Of the hosts that the virtual machine can run on, at least one must have sufficient unreserved capacity to meet the memory overhead of the virtual machine and any resource reservations. Four types of reservations are considered: CPU, Memory, vNIC, and Virtual flash. Also, sufficient network ports must be available to power on the virtual machine.

Host limits

In addition to resource reservations, a virtual machine can only be placed on a host if doing so does not violate the maximum number of allowed virtual machines or the number of in-use vCPUs.

Feature constraints

If the advanced option has been set that requires vSphere HA to enforce VM to VM anti-affinity rules, vSphere HA does not violate this rule. Also, vSphere HA does not violate any configured per host limits for fault tolerant virtual machines.

If no hosts satisfy the preceding considerations, the master host issues an event stating that there are not enough resources for vSphere HA to start the VM and tries again when the cluster conditions have changed. For example, if the virtual machine is not accessible, the master host tries again after a change in file accessibility.

If the vSphere HA master agent's attempt to restart a VM, which involves registering it and powering it on, fails, this restart is retried after a delay. vSphere HA attempts these restarts for a maximum number of attempts (6 by default), but not all restart failures count against this maximum.

For example, the most likely reason for a restart attempt to fail is because either the VM is still running on another host, or because vSphere HA tried to restart the VM too soon after it failed. In this situation, the master agent delays the retry attempt by twice the delay imposed after the last attempt, with a 1 minute minimum delay and a 30 minute maximum delay. Thus if the delay is set to 1 minute, there is an initial attempt at T=0, then additional attempts made at T=1 (1 minute), T=3 (3 minutes), T=7 (7 minutes), T=15 (15 minutes), and T=30 (30 minutes). Each such attempt is counted against the limit and only six attempts are made by default.

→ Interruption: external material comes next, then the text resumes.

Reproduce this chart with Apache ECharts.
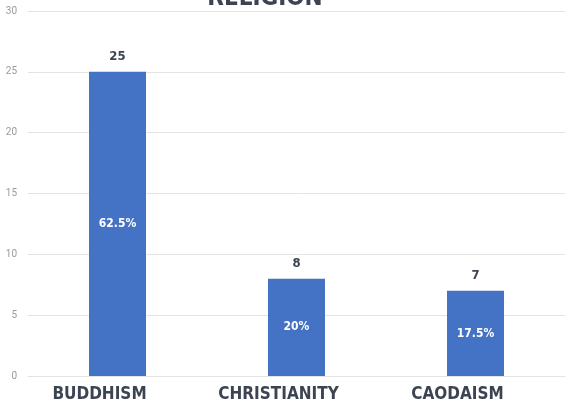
<!DOCTYPE html>
<html>
<head>
<meta charset="utf-8">
<script src="https://cdn.jsdelivr.net/npm/echarts@6/dist/echarts.min.js"></script>
<style>
  html, body { margin: 0; padding: 0; background: #fff; }
  #chart { width: 571px; height: 408px; }
</style>
</head>
<body>
<div id="chart"></div>
<script>
const categories = ['BUDDHISM', 'CHRISTIANITY', 'CAODAISM']
const counts = [25, 8, 7]
const shares = ['62.5%', '20%', '17.5%']
const yTicks = [0, 5, 10, 15, 20, 25, 30]

const barColor = '#4472C4'
const textColor = '#3c4452'
const font = 'DejaVu Sans Condensed'

const myChart = echarts.init(document.getElementById('chart'))
const option = {
  animation: false,
  title: {
    text: 'RELIGION',
    left: 260,
    top: -18,
    textAlign: 'center',
    textStyle: { fontFamily: font, fontWeight: 'bold', fontSize: 24, color: textColor }
  },
  grid: { left: 28, right: 6, top: 11, bottom: 32 },
  xAxis: {
    type: 'category',
    data: categories,
    axisTick: { show: false },
    axisLine: { lineStyle: { color: '#e3e3e3' } },
    axisLabel: {
      interval: 0,
      color: textColor,
      fontFamily: font,
      fontWeight: 'bold',
      fontSize: 17,
      margin: 10,
      padding: [0, 36, 0, 0]
    }
  },
  yAxis: {
    type: 'value',
    min: yTicks[0],
    max: yTicks[yTicks.length - 1],
    interval: 5,
    axisLabel: { color: '#9a9a9a', fontSize: 10, margin: 11, fontFamily: 'Roboto' },
    axisLine: { show: false },
    splitLine: { lineStyle: { color: '#e3e3e3' } }
  },
  series: [{
    // 数量
    type: 'bar',
    data: counts,
    barWidth: 57,
    itemStyle: { color: barColor },
    label: {
      show: true,
      position: 'top',
      distance: 9,
      color: textColor,
      fontFamily: font,
      fontWeight: 'bold',
      fontSize: 13
    }
  }, {
    // 百分比, overlay only for the inner label
    type: 'bar',
    data: counts,
    barWidth: 57,
    barGap: '-100%',
    itemStyle: { color: 'transparent' },
    label: {
      show: true,
      position: 'inside',
      color: '#fff',
      fontFamily: font,
      fontWeight: 'bold',
      fontSize: 12,
      formatter(params) {
        return shares[params.dataIndex]
      }
    }
  }]
}
myChart.setOption(option)
</script>
</body>
</html>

Other restart failures result in countable retries but with a different delay interval. An example scenario is when the host chosen to restart virtual machine loses access to one of the VM's datastores after the choice was made by the master agent. In this case, a retry is attempted after a default delay of 2 minutes. This attempt also counts against the limit.

Finally, some retries are not counted. For example, if the host on which the virtual machine was to be restarted fails before the master agent issues the restart request, the attempt is retried after 2 minutes but this failure does not count against the maximum number of attempts.

vSphere HA generates a cluster event when a failover operation is in progress for virtual machines in the cluster. The event also displays a configuration issue in the Cluster Summary tab which reports the number of virtual machines that are being restarted. There are four different categories of such VMs.

VMs being placed: vSphere HA is in the process of trying to restart these VMs

VMs awaiting a retry: a previous restart attempt failed, and vSphere HA is waiting for a timeout to expire before trying again.

VMs requiring additional resources: insufficient resources are available to restart these VMs. vSphere HA retries when more resources become available, for example a host comes back online.

Inaccessible Virtual SAN VMs: vSphere HA cannot restart these Virtual SAN VMs because they are not accessible. It retries when there is a change in accessibility.

These virtual machine counts are dynamically updated whenever a change is observed in the number of VMs for which a restart operation is underway. The configuration issue is cleared when vSphere HA has restarted all VMs or has given up trying.

In vSphere 5.5 or earlier, a per-VM event is triggered for an unsuccessful attempt to restart the virtual machine. This event is disabled by default in vSphere 6.x and can be enabled by setting the vSphere HA advanced option das.config.fdm.reportfailoverfailevent to 1.